A History of America in Ten Strikes
- Author: Erik Loomis
- Language: English
- Genre: Non-fiction
- Publisher: The New Press
- Publication date: October 2, 2018
- Publication place: United States
- Pages: 288
- ISBN: 9781620971611

= A History of America in Ten Strikes =

2018 book by Erik Loomis

A History of America in Ten Strikes is a non-fiction book by American author and professor Erik Loomis, first published by The New Press in 2018. It examines the history of the United States through labor conflicts, while arguing that internal discrimination and government opposition have held the American working class back.

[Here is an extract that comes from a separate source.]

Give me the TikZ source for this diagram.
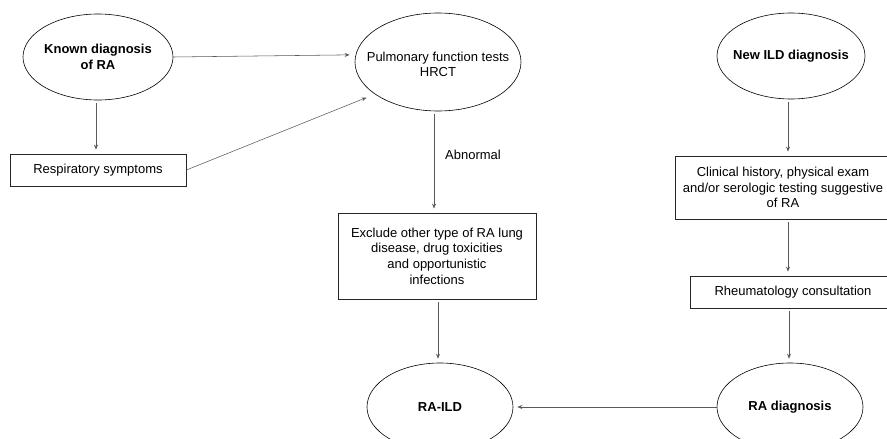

It received generally positive reviews as an introductory text, although the strength of its arguments and depth of strike coverage were questioned.

== Contents ==
The book is framed through the examination of ten strikes (chapter titles listed).

Not all chapters deal with an event that is strictly described as a strike; "Slaves on Strike" covers general efforts by slaves that reduced their labor output, not any one specific event. There is also an appendix that briefly lists 150 important moments in American labor history.

Alongside the individual strikes covered, Loomis covers how the power of organized labor has increased and decreased over time, along with how factors such as race and gender discrimination have affected unionization efforts. One of his largest arguments in the book is that the source of the weakness of American labor is racism within the American working class. The other is that, due to the effectiveness of the government in stopping strikes, support from sympathetic government employees (and campaigns to get them elected) are the most effective way to secure worker's rights.

== Publication history ==
A History of America in Ten Strikes was first published by The New Press on October 2, 2018. It was Erik Loomis's third book, following Out of Sight and Empire of Timber.

== Reception ==
A History of America in Ten Strikes received generally positive reviews, primarily from a labor advocacy angle. In a starred review from Kirkus Reviews, it was praised for the storytelling present in "this primer/well-documented advocacy tract". Publishers Weekly criticized it for leaning too heavily into Loomis's pro-union views and failing to provide convincing arguments for those who did not already agree with him, while being popular with those who do. Writing for Library Journal, Charles Piehl felt that the narrative was paced unevenly and that a cohesive argument throughout the text was lacking, and that the ending was weak due to being a plea for increased activism rather than finalizing a conclusion.

James Gregory of Labor praised the writing quality and fast-paced narrative backing the book, but felt that the book's depth suffered for it, with only a few pages allotted to the strike confrontation in each chapter. Comparing it to Jeremy Brecher's 1972 book Strike!, he noted the former included much more analysis of strikes and the roles they served in labor relations, while the latter was good as "a quick and passionate introduction" to the labor history it covers. The New Republics David Sessions wrote that Loomis effectively showed that the goal of the labor movement is to increase the strength of American democracy more than just pay rates.